On the afternoon when Epsom Downs remembered its greatest jockey, Richard Kingscote produced a flawless, no-nonsense ride of which Lester Piggott himself would surely have been proud, steering Desert Crown, the 5-2 favourite, to an impressive success in the Derby which was never in doubt from the moment he hit the front, with nearly two furlongs still to run.
Up in the grandstand, there was no need for Sir Michael Stoute to roar his horse home. Instead, Desert Crown’s 76-year-old trainer simply lifted his top hat to acknowledge his sixth success in the Classic, and mark the arrival of a new champion in the yard which sent Shergar to Epsom 41 summers ago.
There have, of course, been many more great horses and Classic winners through Stoute’s hands since then, but a 12-year lull at Epsom since his Derby victory with Workforce had led some to wonder whether his star might be on the wane.
They need wonder no more. Desert Crown has not been an entirely straightforward horse to train, and suffered “a few niggles”, according to his trainer, as he grew into his frame over the winter. A foot problem also caused some concern earlier in the year and he was “only just ready” for the last month’s Dante Stakes at York, but Stoute, as so often in his 50-year training career, clearly had it all under control.
As did Kingscote, from start to finish. He was fast away from the stalls and soon settled in fifth or sixth, within striking distance of the lead. That left him perfectly positioned both for the run down towards Tattenham Corner and a finishing kick which put the race to bed a furlong down the home straight.
Shergar, Stoute’s first Derby winner in 1981, romped home with a 10-length winning margin which remains a record to this day. Desert Crown had a more modest two-and-a-half lengths to spare at the line, as Hoo Ya Mal, a 150-1 outsider came through to take second ahead of Westover and Masekela, but it was an emphatic success all the same and he will be a short price to extend his unbeaten record wherever Stoute decides to send him next.
“We were very hopeful after [his win in the Dante Stakes at] York that he might win the Derby,” Stoute said, “but the performance delighted me, because he had it won a long way out.
“He’s got such a good mind to go with his ability. At an early stage [of his career] he was having little niggles and that’s why he didn’t run until the back end of last year.

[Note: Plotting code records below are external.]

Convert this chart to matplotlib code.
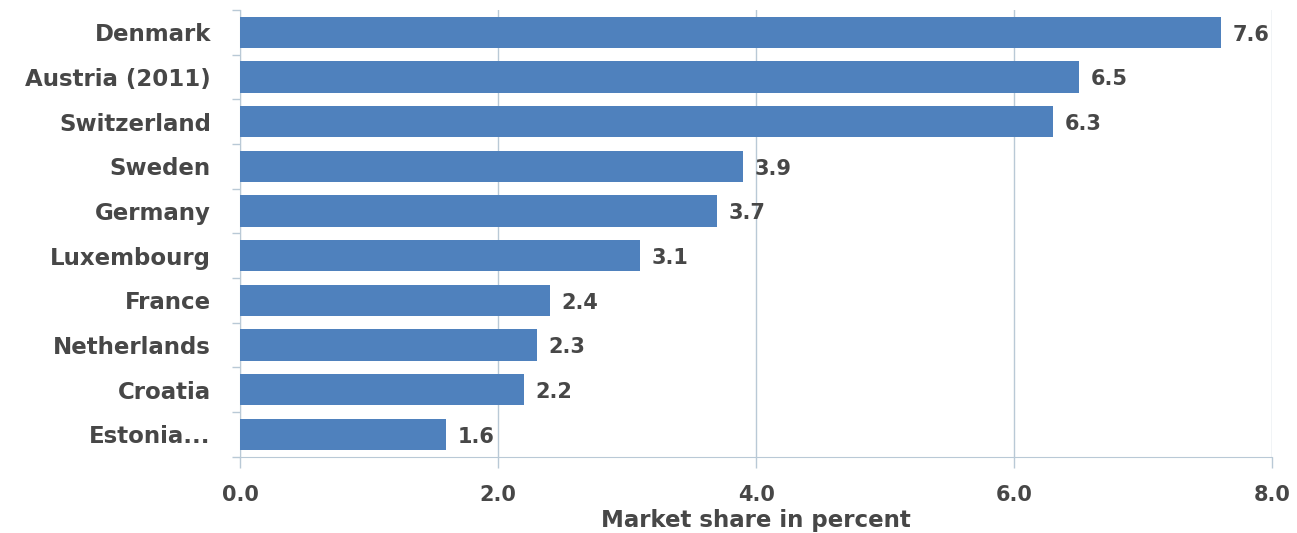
import numpy as np
import matplotlib.pyplot as plt

# Datos
countries = ['Denmark', 'Austria (2011)', 'Switzerland', 'Sweden', 'Germany',
             'Luxembourg', 'France', 'Netherlands', 'Croatia', 'Estonia...']
share = [7.6, 6.5, 6.3, 3.9, 3.7, 3.1, 2.4, 2.3, 2.2, 1.6]
xticks = [0, 2, 4, 6, 8]

bar_color = '#4F81BD'
grid_color = '#B9C9D6'
text_color = '#474747'

plt.rcParams['font.family'] = ['DejaVu Sans']
plt.rcParams['font.weight'] = 'bold'

fig = plt.figure(figsize=(12.97, 5.33), dpi=100)
ax = fig.add_axes([0.185, 0.143, 0.796, 0.838])

y = np.arange(len(countries))
ax.barh(y, share, height=0.7, color=bar_color, zorder=3)

# Etiquetas de valor
for yi, v in zip(y, share):
    ax.text(v + 0.09, yi + 0.05, f'{v:.1f}', va='center', ha='left',
            fontsize=15, fontweight='bold', color=text_color, zorder=4)

ax.set_xlim(0, 8)
ax.set_ylim(len(countries) - 0.5, -0.5)
ax.set_xticks(xticks)
ax.set_xticklabels([f'{t:.1f}' for t in xticks])
ax.set_yticks(y)
ax.set_yticklabels(countries)
ax.set_yticks(np.arange(-0.5, len(countries), 1), minor=True)

ax.tick_params(axis='y', which='major', length=0, pad=21, labelsize=16.5, labelcolor=text_color)
ax.tick_params(axis='y', which='minor', length=6, color=grid_color, width=1)
ax.tick_params(axis='x', length=8, color=grid_color, width=1, pad=12,
               labelsize=15, labelcolor=text_color)

ax.grid(axis='x', color=grid_color, linewidth=1, zorder=0)
for side in ['top', 'right']:
    ax.spines[side].set_visible(False)
ax.spines['left'].set_color(grid_color)
ax.spines['bottom'].set_color(grid_color)

ax.set_xlabel('Market share in percent', fontsize=16.5, fontweight='bold',
              color=text_color, labelpad=3)

plt.savefig('out.png', dpi=100)
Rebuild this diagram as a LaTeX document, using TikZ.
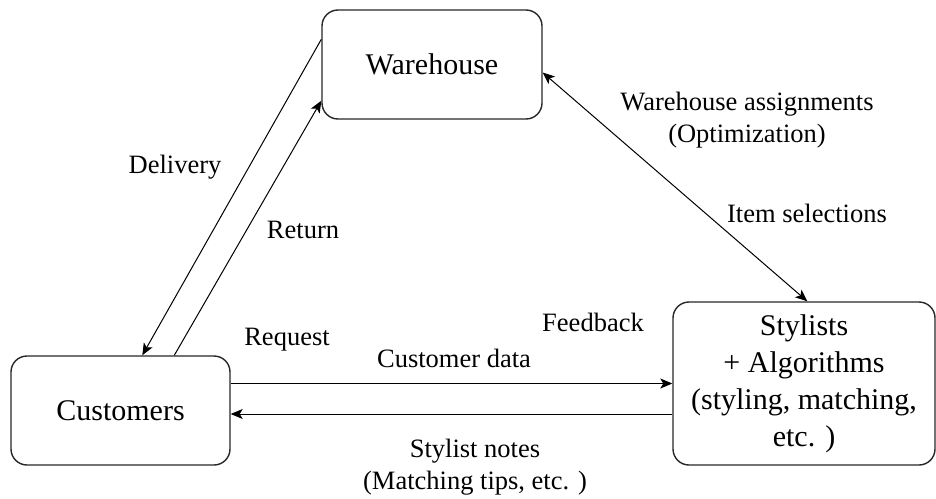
\documentclass[tikz,border=0pt]{standalone}
\usepackage{fontspec}
\setmainfont{Liberation Serif}
\usetikzlibrary{arrows.meta}
\begin{document}
\begin{tikzpicture}[x=0.5pt,y=-0.5pt,%
        >={Stealth[length=6pt,width=5pt,inset=1.5pt]},%
        box/.style={draw=black!85,line width=0.7pt,rounded corners=8pt,
          inner sep=0pt,font=\fontsize{15}{18.5}\selectfont,align=center},%
        lbl/.style={font=\fontsize{13.25}{16}\selectfont,align=center,inner sep=0pt},%
        link/.style={line width=0.5pt,->}]%
        \useasboundingbox (0,0) rectangle (936,498);
        \node[box,minimum width=110pt,minimum height=54.5pt] (wh) at (432,64.5)
        {Warehouse}; \node[box,minimum width=109.5pt,minimum height=54.5pt] (cu)
        at (120.5,410.5) {Customers}; \node[box,minimum width=131pt,minimum
        height=81.5pt] (st) at (804,383.5) {Stylists\\+ Algorithms\\(styling,
        matching,\\etc. )};
        % arrows
        \draw[link] ([yshift=-15pt]wh.north west) -- ([xshift=66pt]cu.north west);
        \draw[link] ([xshift=82pt]cu.north west) -- ([yshift=9.5pt]wh.south west);
        \draw[link,<->] ([yshift=-4pt]wh.east) -- ([xshift=67.5pt]st.north west);
        \draw[link] (cu.east |- st.west) -- (st.west);
        \draw[link] ([yshift=-1.75pt]st.west |- cu.east) -- ([yshift=-1.75pt]cu.east);
        % labels
        \node[lbl] (ldel) at (175,167) {Delivery}; \node[lbl] (lret) at
        (303,230) {Return}; \node[lbl] (lreq) at (287,340) {Request};
        \node[lbl] (lfb) at (593,322) {Feedback}; \node[lbl] (lcd) at
        (454,358) {Customer data}; \node[lbl] (lsn) at (475,467) {Stylist
        notes\\(Matching tips, etc. )}; \node[lbl] (lwa) at (747,120)
        {Warehouse assignments\\(Optimization)}; \node[lbl] (lis) at
        (807,213) {Item selections};
      \end{tikzpicture}
\end{document}
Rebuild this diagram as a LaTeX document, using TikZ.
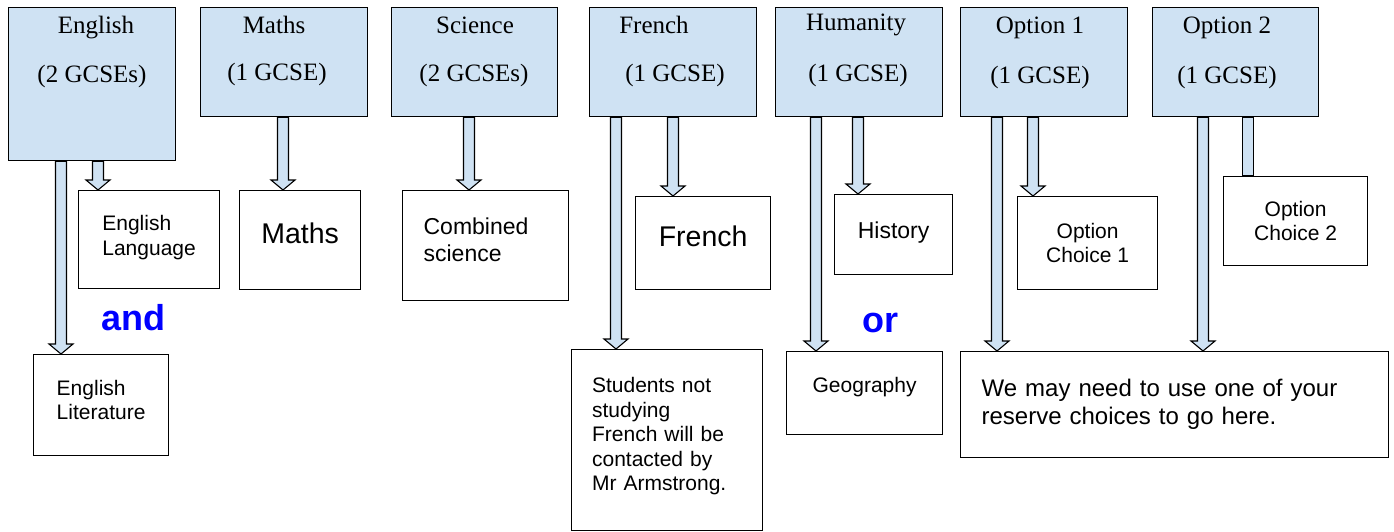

It was nothing serious, but he was maturing and developing.
“I was very happy with his position when he got to the top of the hill, he travelled, he’s a good athlete and he floated down the hill.”
While Stoute is the elder statesman who has seen and done it all before, Kingscote was taking only his second ride in the Derby after beating just one rival home in 2018. If his pulse was racing, however, there was no visible sign, understandably perhaps for a jockey who likes to spend his down-time riding high-powered motorbikes at 140mph.
“Once I got to the top of hill and I was able to get one off the fence, I was happy,” Kingscote said. “From there, he was very comfortable, came down the hill really well balanced, changed leads over the road and off he went to top gear.
“I probably got there a little soon but it meant I was able to pull him up. The others just weren’t able to take him along, and it just shows that he’s got a good deal about him.
“Turning in, he was still going so well, I probably just put him into top gear a little soon. Once I got upsides Ryan [Moore, on Stone Age] I was able to take a little breath at the two-pole and let him kick on, and he did everything beautifully.
“He was a bit more push-button today [than the Dante]. He was a lot more alert through the race. Everything I asked of him I got pretty much straight away.”
That sense of a huge emerging talent, improving from one race to the next, will also generate huge interest in where Desert Crown might race next. Stoute offered the standard response when asked about his colt’s options, and he will take a few days to plot his course through the remainder of the season. He does, however, feel that his talent could be as potent at 10 furlongs as it is as 12, so the possibilities are many and varied.
And with just three races behind him, the sky could be the limit. “Shergar was very special and he hasn’t quite reached that stage yet,” Stoute said, a few moments after picking up his trophy. “But he could be en route.”